> TO DO:
Restate the listing below word for word, omitting any images.

Rows from a dataset of charts and code:
__________________________________________________

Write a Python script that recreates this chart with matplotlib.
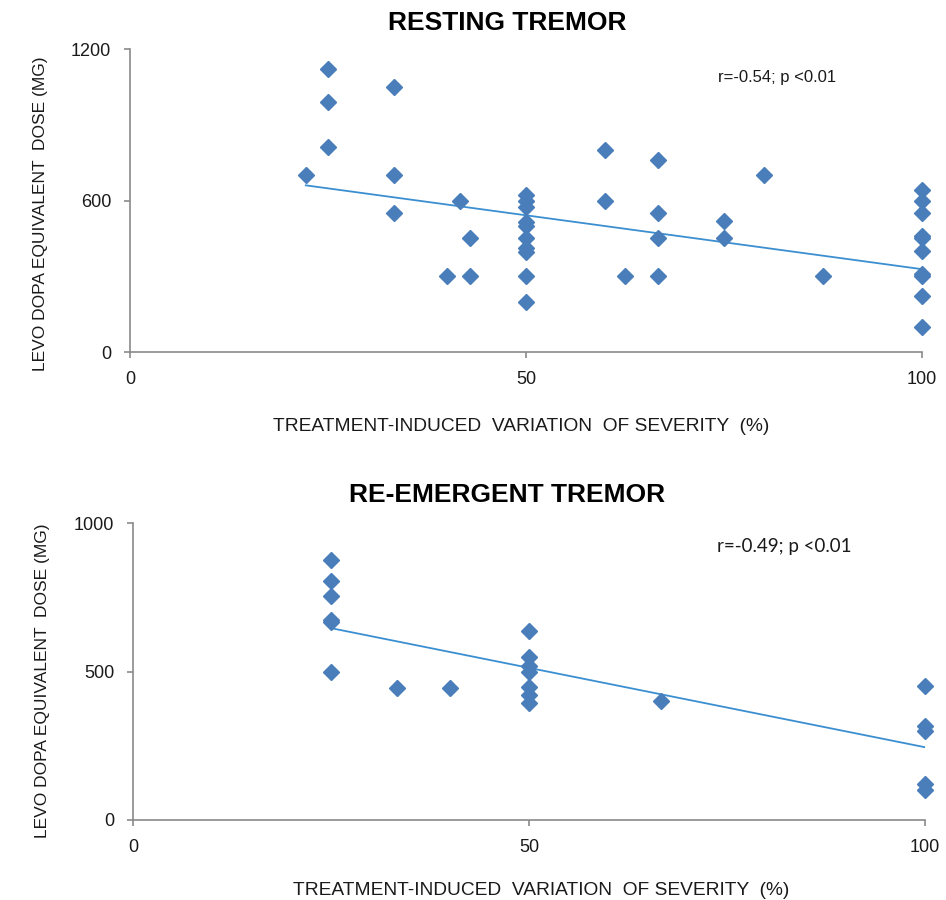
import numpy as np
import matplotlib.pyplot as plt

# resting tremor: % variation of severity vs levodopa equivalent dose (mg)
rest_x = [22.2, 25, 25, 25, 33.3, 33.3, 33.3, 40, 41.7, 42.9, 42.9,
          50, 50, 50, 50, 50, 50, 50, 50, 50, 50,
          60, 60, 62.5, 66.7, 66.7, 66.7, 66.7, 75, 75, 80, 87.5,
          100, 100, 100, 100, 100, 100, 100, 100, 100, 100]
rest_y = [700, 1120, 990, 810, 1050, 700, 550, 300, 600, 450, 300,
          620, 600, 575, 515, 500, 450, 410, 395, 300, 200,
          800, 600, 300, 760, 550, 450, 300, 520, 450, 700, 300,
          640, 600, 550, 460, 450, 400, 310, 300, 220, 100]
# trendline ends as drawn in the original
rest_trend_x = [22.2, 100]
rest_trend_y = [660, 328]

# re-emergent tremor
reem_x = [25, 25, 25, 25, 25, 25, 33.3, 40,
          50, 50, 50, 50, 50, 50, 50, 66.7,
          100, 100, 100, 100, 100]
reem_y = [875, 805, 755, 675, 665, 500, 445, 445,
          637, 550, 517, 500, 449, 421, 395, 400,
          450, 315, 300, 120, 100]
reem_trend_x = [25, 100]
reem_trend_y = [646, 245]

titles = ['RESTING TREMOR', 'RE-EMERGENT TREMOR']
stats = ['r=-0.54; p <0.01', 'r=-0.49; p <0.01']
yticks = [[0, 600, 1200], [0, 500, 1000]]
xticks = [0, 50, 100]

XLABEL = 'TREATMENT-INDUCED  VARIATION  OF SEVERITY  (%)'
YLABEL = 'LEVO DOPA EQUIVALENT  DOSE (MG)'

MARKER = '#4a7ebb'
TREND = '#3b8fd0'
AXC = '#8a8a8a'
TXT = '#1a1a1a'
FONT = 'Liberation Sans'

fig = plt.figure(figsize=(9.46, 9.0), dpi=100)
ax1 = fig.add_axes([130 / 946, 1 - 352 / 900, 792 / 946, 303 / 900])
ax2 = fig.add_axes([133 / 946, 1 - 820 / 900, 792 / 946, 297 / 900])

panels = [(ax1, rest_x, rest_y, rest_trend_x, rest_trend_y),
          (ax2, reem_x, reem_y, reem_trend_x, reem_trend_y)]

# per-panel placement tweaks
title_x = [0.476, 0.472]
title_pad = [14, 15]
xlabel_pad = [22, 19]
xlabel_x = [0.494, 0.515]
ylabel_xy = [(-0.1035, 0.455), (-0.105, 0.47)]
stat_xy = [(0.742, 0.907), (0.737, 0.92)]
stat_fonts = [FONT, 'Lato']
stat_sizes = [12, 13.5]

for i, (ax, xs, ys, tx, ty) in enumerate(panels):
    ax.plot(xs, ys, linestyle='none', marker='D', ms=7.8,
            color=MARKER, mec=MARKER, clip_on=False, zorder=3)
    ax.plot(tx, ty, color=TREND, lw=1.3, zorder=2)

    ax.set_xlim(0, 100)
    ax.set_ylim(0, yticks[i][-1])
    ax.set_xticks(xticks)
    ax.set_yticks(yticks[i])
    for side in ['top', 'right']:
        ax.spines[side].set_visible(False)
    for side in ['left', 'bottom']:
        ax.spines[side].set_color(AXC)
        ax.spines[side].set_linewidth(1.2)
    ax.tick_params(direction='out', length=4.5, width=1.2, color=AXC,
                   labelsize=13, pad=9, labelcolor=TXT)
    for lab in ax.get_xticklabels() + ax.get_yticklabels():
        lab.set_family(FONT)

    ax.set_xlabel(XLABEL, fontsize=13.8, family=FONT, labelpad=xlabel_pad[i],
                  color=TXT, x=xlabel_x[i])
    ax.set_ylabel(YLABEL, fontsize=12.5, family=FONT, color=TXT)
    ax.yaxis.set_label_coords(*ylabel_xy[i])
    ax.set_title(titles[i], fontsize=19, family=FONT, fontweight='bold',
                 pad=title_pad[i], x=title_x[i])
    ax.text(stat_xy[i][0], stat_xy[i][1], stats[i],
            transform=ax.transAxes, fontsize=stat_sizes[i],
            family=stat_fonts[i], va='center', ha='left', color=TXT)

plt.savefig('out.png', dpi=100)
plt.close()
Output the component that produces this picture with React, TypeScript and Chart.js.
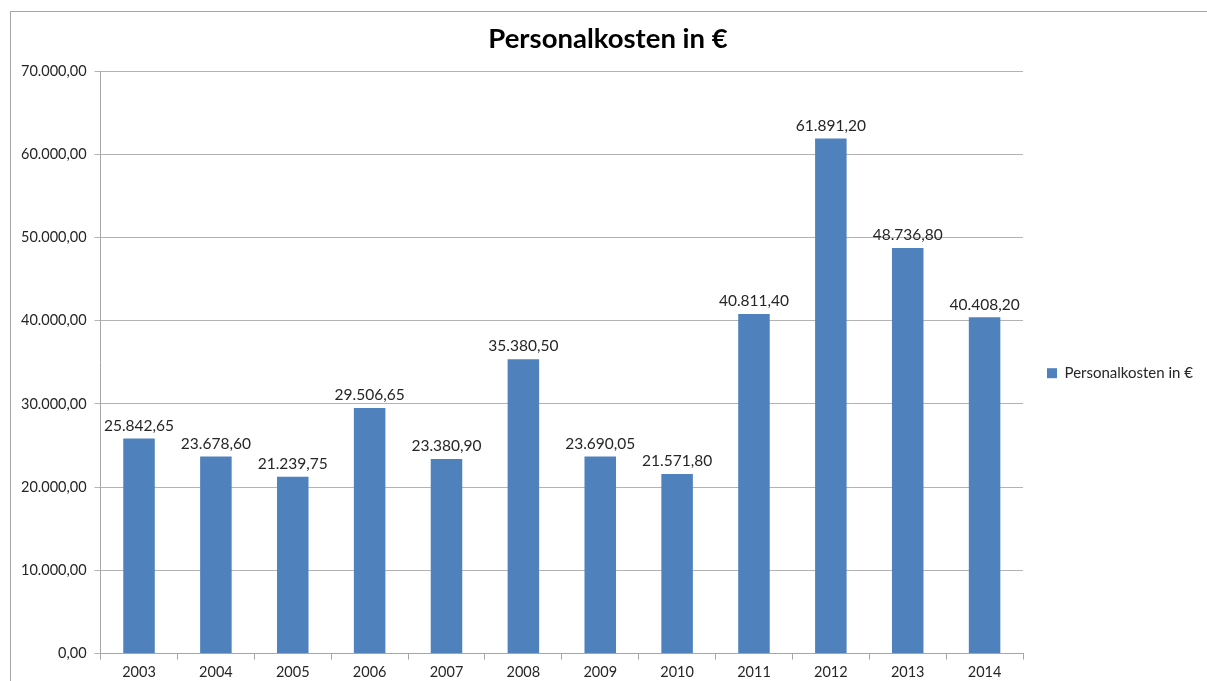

__________________________________________________

> SOLUTION:
Write a Python script that recreates this chart with matplotlib.
import numpy as np
import matplotlib.pyplot as plt

# resting tremor: % variation of severity vs levodopa equivalent dose (mg)
rest_x = [22.2, 25, 25, 25, 33.3, 33.3, 33.3, 40, 41.7, 42.9, 42.9,
          50, 50, 50, 50, 50, 50, 50, 50, 50, 50,
          60, 60, 62.5, 66.7, 66.7, 66.7, 66.7, 75, 75, 80, 87.5,
          100, 100, 100, 100, 100, 100, 100, 100, 100, 100]
rest_y = [700, 1120, 990, 810, 1050, 700, 550, 300, 600, 450, 300,
          620, 600, 575, 515, 500, 450, 410, 395, 300, 200,
          800, 600, 300, 760, 550, 450, 300, 520, 450, 700, 300,
          640, 600, 550, 460, 450, 400, 310, 300, 220, 100]
# trendline ends as drawn in the original
rest_trend_x = [22.2, 100]
rest_trend_y = [660, 328]

# re-emergent tremor
reem_x = [25, 25, 25, 25, 25, 25, 33.3, 40,
          50, 50, 50, 50, 50, 50, 50, 66.7,
          100, 100, 100, 100, 100]
reem_y = [875, 805, 755, 675, 665, 500, 445, 445,
          637, 550, 517, 500, 449, 421, 395, 400,
          450, 315, 300, 120, 100]
reem_trend_x = [25, 100]
reem_trend_y = [646, 245]

titles = ['RESTING TREMOR', 'RE-EMERGENT TREMOR']
stats = ['r=-0.54; p <0.01', 'r=-0.49; p <0.01']
yticks = [[0, 600, 1200], [0, 500, 1000]]
xticks = [0, 50, 100]

XLABEL = 'TREATMENT-INDUCED  VARIATION  OF SEVERITY  (%)'
YLABEL = 'LEVO DOPA EQUIVALENT  DOSE (MG)'

MARKER = '#4a7ebb'
TREND = '#3b8fd0'
AXC = '#8a8a8a'
TXT = '#1a1a1a'
FONT = 'Liberation Sans'

fig = plt.figure(figsize=(9.46, 9.0), dpi=100)
ax1 = fig.add_axes([130 / 946, 1 - 352 / 900, 792 / 946, 303 / 900])
ax2 = fig.add_axes([133 / 946, 1 - 820 / 900, 792 / 946, 297 / 900])

panels = [(ax1, rest_x, rest_y, rest_trend_x, rest_trend_y),
          (ax2, reem_x, reem_y, reem_trend_x, reem_trend_y)]

# per-panel placement tweaks
title_x = [0.476, 0.472]
title_pad = [14, 15]
xlabel_pad = [22, 19]
xlabel_x = [0.494, 0.515]
ylabel_xy = [(-0.1035, 0.455), (-0.105, 0.47)]
stat_xy = [(0.742, 0.907), (0.737, 0.92)]
stat_fonts = [FONT, 'Lato']
stat_sizes = [12, 13.5]

for i, (ax, xs, ys, tx, ty) in enumerate(panels):
    ax.plot(xs, ys, linestyle='none', marker='D', ms=7.8,
            color=MARKER, mec=MARKER, clip_on=False, zorder=3)
    ax.plot(tx, ty, color=TREND, lw=1.3, zorder=2)

    ax.set_xlim(0, 100)
    ax.set_ylim(0, yticks[i][-1])
    ax.set_xticks(xticks)
    ax.set_yticks(yticks[i])
    for side in ['top', 'right']:
        ax.spines[side].set_visible(False)
    for side in ['left', 'bottom']:
        ax.spines[side].set_color(AXC)
        ax.spines[side].set_linewidth(1.2)
    ax.tick_params(direction='out', length=4.5, width=1.2, color=AXC,
                   labelsize=13, pad=9, labelcolor=TXT)
    for lab in ax.get_xticklabels() + ax.get_yticklabels():
        lab.set_family(FONT)

    ax.set_xlabel(XLABEL, fontsize=13.8, family=FONT, labelpad=xlabel_pad[i],
                  color=TXT, x=xlabel_x[i])
    ax.set_ylabel(YLABEL, fontsize=12.5, family=FONT, color=TXT)
    ax.yaxis.set_label_coords(*ylabel_xy[i])
    ax.set_title(titles[i], fontsize=19, family=FONT, fontweight='bold',
                 pad=title_pad[i], x=title_x[i])
    ax.text(stat_xy[i][0], stat_xy[i][1], stats[i],
            transform=ax.transAxes, fontsize=stat_sizes[i],
            family=stat_fonts[i], va='center', ha='left', color=TXT)

plt.savefig('out.png', dpi=100)
plt.close()
Output the component that produces this picture with React, TypeScript and Chart.js.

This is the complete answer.